# Upgrade Bash?



## Zimbop (Apr 16, 2006)

I'm reading a book about bash that states:



> This book describes bash 3.0. It is applicable to all previous releases of bash. Any features of the current release that are different in, or missing from, previous releases will be noted in the text.



Well, OK, so most of the time it won't make much of a difference, but out of curiosity, is it possible to (perhaps even inadvisable to) upgrade Bash to v3?

If it is, how would you do it?

I'm kind of suspecting that you'll all say "meh, don't bother" ... but I'm asking out of curiosity all the same.

with thanks!

Zim


----------



## camgangrel21 (Apr 16, 2006)

there are some apps out there that will do that but there pain in the ass. Because you have to use X11 after that . I don't know of anything that will update the BASH shell under OS X with out massing the whole OS up. Apple with update the Shell when they see fit when they do OS updates.


----------



## virius (Apr 16, 2006)

Frankly, I don't know. But I assume, you got the same book I got a few days ago (because my one says the same&#8230

And if it really is "Learning the bash Shell" by O'Reilly have a look at chapter 12. If it is not &#8211; I'll report when I've done it 

Greetings, virius


----------



## ElDiabloConCaca (Apr 16, 2006)

bash is simply an executable program located in /bin.  You can download the source code for bash, then compile it yourself and set the Terminal and/or X11 to use your new executable, and it's completely possible to use bash 3.0 (or 3.1) as your default shell in Mac OS X without "massing the whole OS up" or causing any harm to your system.

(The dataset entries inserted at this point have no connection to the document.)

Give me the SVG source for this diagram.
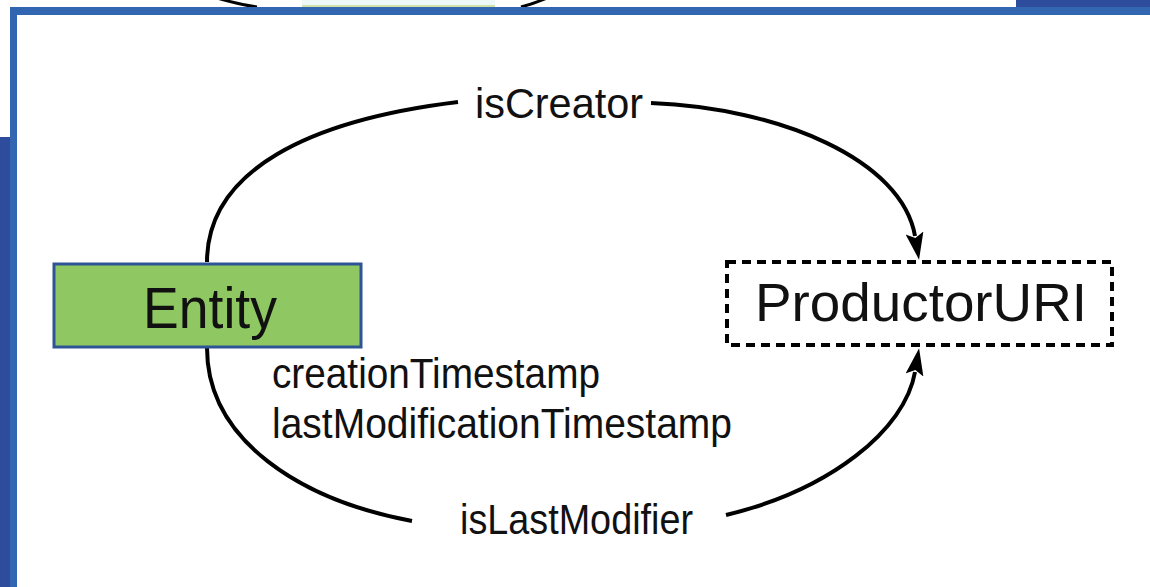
<svg xmlns="http://www.w3.org/2000/svg" width="1150" height="587" viewBox="0 0 1150 587">
<style>
.lbl{font-family:"Liberation Sans",Arial,sans-serif;fill:#111;}
.conn{fill:none;stroke:#000;stroke-width:4;}
</style>
<defs>
<marker id="arr" markerUnits="userSpaceOnUse" markerWidth="30" markerHeight="20" refX="3" refY="9" orient="auto">
<path d="M0,0 L27,9 L0,18 L5,9 z" fill="#000"/>
</marker>
</defs>
<rect x="0" y="0" width="1150" height="587" fill="#fff"/>
<g id="frame">
<rect x="302" y="0" width="193" height="7" fill="#EEF8F6"/>
<rect x="302" y="5" width="193" height="2" fill="#CFE3A8"/>
<path d="M200,-8 Q225,2 257,7" fill="none" stroke="#000" stroke-width="3"/>
<path d="M560,-8 Q540,2 521,7" fill="none" stroke="#000" stroke-width="3"/>
<rect x="1016" y="0" width="134" height="7" fill="#2E4C9C"/>
<rect x="0" y="137" width="10" height="450" fill="#2E4C9C"/>
<rect x="10" y="7" width="1140" height="8" fill="#3366B0"/>
<rect x="10" y="7" width="7" height="580" fill="#3366B0"/>
</g>
<g id="connectors">
<path class="conn" d="M207,262 C207,170 310,120 458,102"/>
<path class="conn" d="M651,103 C780,108 902,160 915,236" marker-end="url(#arr)"/>
<path class="conn" d="M207,348 C207,440 300,500 412,521"/>
<path class="conn" d="M726,515 C830,490 905,430 915,372" marker-end="url(#arr)"/>
<text class="lbl" x="475" y="118" font-size="42" textLength="168" lengthAdjust="spacingAndGlyphs">isCreator</text>
<text class="lbl" x="460" y="534" font-size="42" textLength="233" lengthAdjust="spacingAndGlyphs">isLastModifier</text>
<text class="lbl" x="272" y="388" font-size="42" textLength="328" lengthAdjust="spacingAndGlyphs">creationTimestamp</text>
<text class="lbl" x="272" y="438" font-size="42" textLength="460" lengthAdjust="spacingAndGlyphs">lastModificationTimestamp</text>
</g>
<g id="entity">
<rect x="54" y="264" width="307" height="83" fill="#8FC862" stroke="#2F5496" stroke-width="3"/>
<text class="lbl" x="143" y="328" font-size="57" textLength="134" lengthAdjust="spacingAndGlyphs" fill="#0A220A">Entity</text>
</g>
<g id="productor">
<rect x="727" y="262" width="385" height="83" fill="none" stroke="#000" stroke-width="4" stroke-dasharray="9 6"/>
<text class="lbl" x="755" y="321" font-size="53" textLength="332" lengthAdjust="spacingAndGlyphs">ProductorURI</text>
</g>
</svg>
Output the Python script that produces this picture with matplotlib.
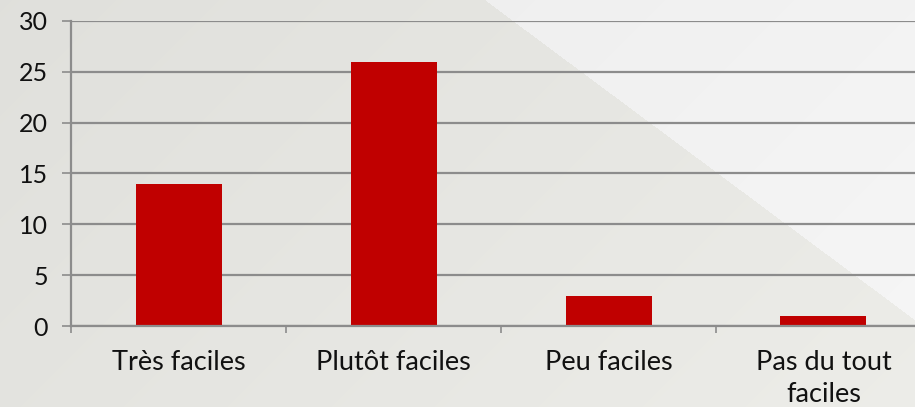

I don't see why one would think that this would somehow "screw up" or "mess up" Mac OS X in any way... it's simply a program, which you can run without incident just like any other program under Mac OS X.  It's not buried deep within some cryptic place in Mac OS X, it's not intertwined with the OS in some way that could cause harm to your system, and it's not going to prevent you from using the Terminal and relegate you to using X11... it's just a program, and is a pretty ubiquitous program with Unix distributions.

You can download the source code from http://www.gnu.org/software/bash/ and compile it yourself and give it a try.  It is completely possible to do.  If you want and need bash 3.0, it is even adviseable.  You can even keep your old bash 2 in the same place (/bin), and install bash 3.0 in a location such as /usr/local/bin or something like that and flip-flop back and forth between the two if you so desire.

Edit: I just downloaded bash 3.1 from that site, configured and installed it in less than 15 minutes on a 500MHz G4 machine, and my Mac OS X installation is as perfect as it was before I did it -- nothing catastrophic happened... in fact, nothing at all happened except for now I have a bash 3.1 program, just as expected.  It was simple, required me to type three things on the command line, and the rest was pretty automatic -- all in all, I say go for it.  If you need help getting this done, I'd be glad to post a step-by-step on how to do it.


----------